Humankind is facing a climate and an energy crisis, both of which are connected to a rise in energy demand and an excessive use of fossil energy sources (i.e., coal, natural gas and oil). To revert the consequences of this crisis, it is mandatory to compensate the growing energy demand and, concomitantly, to reduce the contributions of fossil fuels to the total energy balance, by the development of renewable sources of energy and chemicals. Biomass, and more specifically lignocellulosic biomass, is a promising renewable resource composed of various biopolymers (i.e., lignin, cellulose and hemicellulose). Different chemicals can be obtained from lignocellulosic biomass, which opens the possibility not only for the production of biofuels (e.g., bioethanol and biobased diesel), but also for redesigning chemical industry.

Among these bio-based chemicals, furfural is considered a valuable resource, both for its promising performance as a biofuel and for its commercially relevant derivatives. Furfural can be produced from the acid-catalyzed dehydration of xylose, which is obtained from hemicellulose, a component of lignocellulosic feedstock. Industrially, furfural is produced using mineral acids (e.g., H2SO4) as catalysts both under aqueous monophasic conditions (with xylose-to-furfural selectivities of approx. 45-50 mol%) and aqueous-organic biphasic conditions (with xylose-to-furfural selectivities of approx. 65-70 mol%). The non-ideal selectivities are due to several parallel and subsequent reactions, e.g., the degradation of xylose and furfural and the formation of insoluble by-products (humins).

The main aim of this research project is to develop alternative approaches to the synthesis of furfural, with the goal of reaching high xylose-to-furfural selectivity in industrially relevant process concepts.

Part of the experimental work presented in this thesis entails the application of microwave heating in organic chemistry, using xylose dehydration to furfural as a case study. Traditional and microwave heating are compared to rationalize the differences between these two methods, i.e., the enhancement of the rate of chemical reactions at microwave conditions. Additionally, the development of a boronate-mediated liquid-liquid extraction of xylose opened the way for the conceptualization of industrial processes for furfural manufacture from xylose-rich hydrolysates, with xylose-to-furfural selectivities as high as 95 mol%.
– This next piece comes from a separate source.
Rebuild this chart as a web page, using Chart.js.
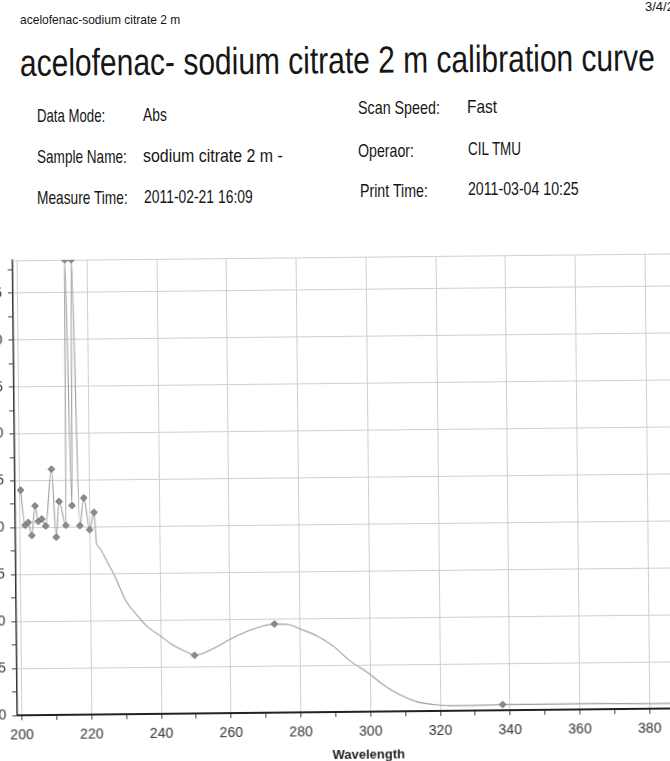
<!DOCTYPE html>
<html><head><meta charset="utf-8">
<script src="https://cdn.jsdelivr.net/npm/chart.js@4.4.1/dist/chart.umd.min.js"></script>
<style>
html,body{margin:0;padding:0;background:#fff;}
body{width:670px;height:761px;overflow:hidden;position:relative;font-family:"Liberation Sans",Arial,sans-serif;color:#161616;}
.t{position:absolute;white-space:nowrap;transform-origin:0 50%;line-height:1;}
#plotwrap{position:absolute;left:0;top:0;width:670px;height:761px;transform-origin:335px 490px;transform:rotate(-0.6deg);}
#c{position:absolute;left:-45px;top:247px;}
</style></head>
<body>
<div class="t" data-w="160" style="left:20px;top:13px;font-size:13px;">acelofenac-sodium citrate 2 m</div>
<div class="t" style="left:645px;top:0px;font-size:13px;">3/4/2011</div>
<div class="t" data-w="635" data-r="-0.5" style="left:20px;top:44px;font-size:38px;">acelofenac- sodium citrate 2 m calibration curve</div>

<div class="t" data-w="68" style="left:37px;top:106px;font-size:19px;">Data Mode:</div>
<div class="t" data-w="24" style="left:143px;top:105px;font-size:19px;">Abs</div>
<div class="t" data-w="82" style="left:358px;top:98px;font-size:19px;">Scan Speed:</div>
<div class="t" data-w="30" style="left:467px;top:97px;font-size:19px;">Fast</div>

<div class="t" data-w="90" style="left:37px;top:147px;font-size:19px;">Sample Name:</div>
<div class="t" data-w="140" style="left:143px;top:146px;font-size:19px;">sodium citrate 2 m -</div>
<div class="t" data-w="56" style="left:358px;top:141px;font-size:19px;">Operaor:</div>
<div class="t" data-w="53" style="left:468px;top:139px;font-size:19px;">CIL TMU</div>

<div class="t" data-w="91" style="left:37px;top:188px;font-size:19px;">Measure Time:</div>
<div class="t" data-w="109" style="left:144px;top:187px;font-size:19px;">2011-02-21 16:09</div>
<div class="t" data-w="68" style="left:360px;top:181px;font-size:19px;">Print Time:</div>
<div class="t" data-w="111" style="left:468px;top:179px;font-size:19px;">2011-03-04 10:25</div>

<div id="plotwrap"><canvas id="c" width="767" height="518"></canvas></div>

<script>
// ---- data ----
const wavelength = [200.3,201.5,202.4,203.4,204.4,205.3,206.3,207.4,209.2,210.4,211.3,213.2,213.6,215.0,215.5,217.2,218.4,220.0,221.3,
  221.9,222.7,224.1,225.5,226.5,228.4,230.3,233.2,236.0,239.8,243.6,247.5,249.7,255.1,259.9,264.6,269.4,272.7,277.0,280.0,284.7,
  289.4,294.2,299.9,303.7,308.5,313.3,318.0,322.8,327.6,337.9,350,365,380,400];
const absorbance = [2.40,2.025,2.055,1.915,2.23,2.065,2.09,2.015,2.62,1.895,2.275,2.02,4.85,2.23,4.85,2.015,2.31,1.97,2.155,
  1.83,1.78,1.69,1.585,1.515,1.355,1.20,1.06,0.94,0.835,0.73,0.655,0.62,0.69,0.785,0.865,0.925,0.945,0.935,0.89,0.815,
  0.705,0.545,0.40,0.285,0.175,0.10,0.07,0.055,0.055,0.06,0.06,0.06,0.055,0.055];
const peakWavelengths = [200.3,201.5,202.4,203.4,204.4,205.3,206.3,207.4,209.2,210.4,211.3,213.2,213.6,215.0,215.5,217.2,218.4,220.0,221.3,249.7,272.7,337.9];
const xTicks = [200,210,220,230,240,250,260,270,280,290,300,310,320,330,340,350,360,370,380,390,400];
const yTicks = [0,0.25,0.5,0.75,1,1.25,1.5,1.75,2,2.25,2.5,2.75,3,3.25,3.5,3.75,4,4.25,4.5,4.75];
const xTitle = 'Wavelength';

// ---- fit header texts ----
document.querySelectorAll('.t[data-w]').forEach(el => {
  const k = parseFloat(el.dataset.w) / el.offsetWidth;
  const r = el.dataset.r ? parseFloat(el.dataset.r) : 0;
  el.style.transform = 'rotate(' + r + 'deg) scaleX(' + k + ')';
});

const peakSet = new Set(peakWavelengths);
const tickFont = {family: '"Liberation Sans Narrow","Liberation Sans",Arial,sans-serif', size: 14};

const topBorder = {
  id: 'topBorder',
  beforeDatasetsDraw(chart) {
    const {ctx, chartArea} = chart;
    ctx.save();
    ctx.strokeStyle = '#cfcfcf';
    ctx.lineWidth = 1;
    ctx.beginPath();
    ctx.moveTo(chartArea.left, chartArea.top + 0.5);
    ctx.lineTo(chartArea.right, chartArea.top + 0.5);
    ctx.stroke();
    ctx.restore();
  }
};

const noPad = s => { s.paddingLeft = 0; s.paddingRight = 0; s.paddingTop = 0; s.paddingBottom = 0; };

new Chart(document.getElementById('c'), {
  type: 'line',
  data: {
    datasets: [{
      data: wavelength.map((w, i) => ({x: w, y: absorbance[i]})),
      borderColor: '#9e9e9e',
      borderWidth: 1.1,
      cubicInterpolationMode: 'monotone',
      pointStyle: 'rectRot',
      pointRadius: c => peakSet.has(wavelength[c.dataIndex]) ? 3.3 : 0,
      pointBackgroundColor: '#8c8c8c',
      pointBorderColor: '#6a6a6a',
      pointBorderWidth: 1,
      clip: 0,
      fill: false
    }]
  },
  options: {
    responsive: false,
    animation: false,
    devicePixelRatio: 1,
    layout: {padding: {top: 10, left: 0, right: 0, bottom: 0}},
    plugins: {legend: {display: false}, tooltip: {enabled: false}},
    scales: {
      x: {
        type: 'linear', min: 198.7, max: 400,
        afterBuildTicks: s => { s.ticks = xTicks.map(v => ({value: v})); },
        afterFit: s => { s.height = 53; noPad(s); },
        ticks: {autoSkip: false, maxRotation: 0, padding: 7, color: '#333', font: tickFont,
          callback: v => (v % 20 === 0 ? String(v) : '')},
        grid: {color: c => (c.tick && c.tick.value % 20 === 0 ? '#cfcfcf' : 'rgba(0,0,0,0)'),
          lineWidth: 1, tickColor: '#444', tickLength: 5},
        border: {color: '#222', width: 2},
        title: {display: true, text: xTitle, color: '#222', padding: {top: 0, bottom: 2},
          font: {family: '"Liberation Sans Narrow","Liberation Sans",Arial,sans-serif', size: 13, weight: 'bold'}}
      },
      y: {
        min: 0, max: 4.85,
        afterBuildTicks: s => { s.ticks = yTicks.map(v => ({value: v})); },
        afterFit: s => { s.width = 60; noPad(s); },
        ticks: {autoSkip: false, padding: 6, color: '#333', font: tickFont,
          callback: v => (Math.abs(v * 2 - Math.round(v * 2)) < 1e-6 ? v.toFixed(1) : '')},
        grid: {color: c => (c.tick && Math.abs(c.tick.value * 2 - Math.round(c.tick.value * 2)) < 1e-6 ? '#cfcfcf' : 'rgba(0,0,0,0)'),
          lineWidth: 1, tickColor: '#444', tickLength: 5},
        border: {color: '#333', width: 1.5}
      }
    }
  },
  plugins: [topBorder]
});
</script>
</body></html>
In summary, the results presented in this thesis show that a deeper understanding of fundamental aspects of the behavior of different solvent systems can be developed into alternatives for the valorization of xylose-rich hydrolysates. As the xylose-to-furfural selectivity is limited by parallel and subsequent reactions, the choice of reaction conditions (i.e., solvent system, heating method, catalyst, temperature) has to be made with the aim of suppressing the side reactions and maximizing the selectivity.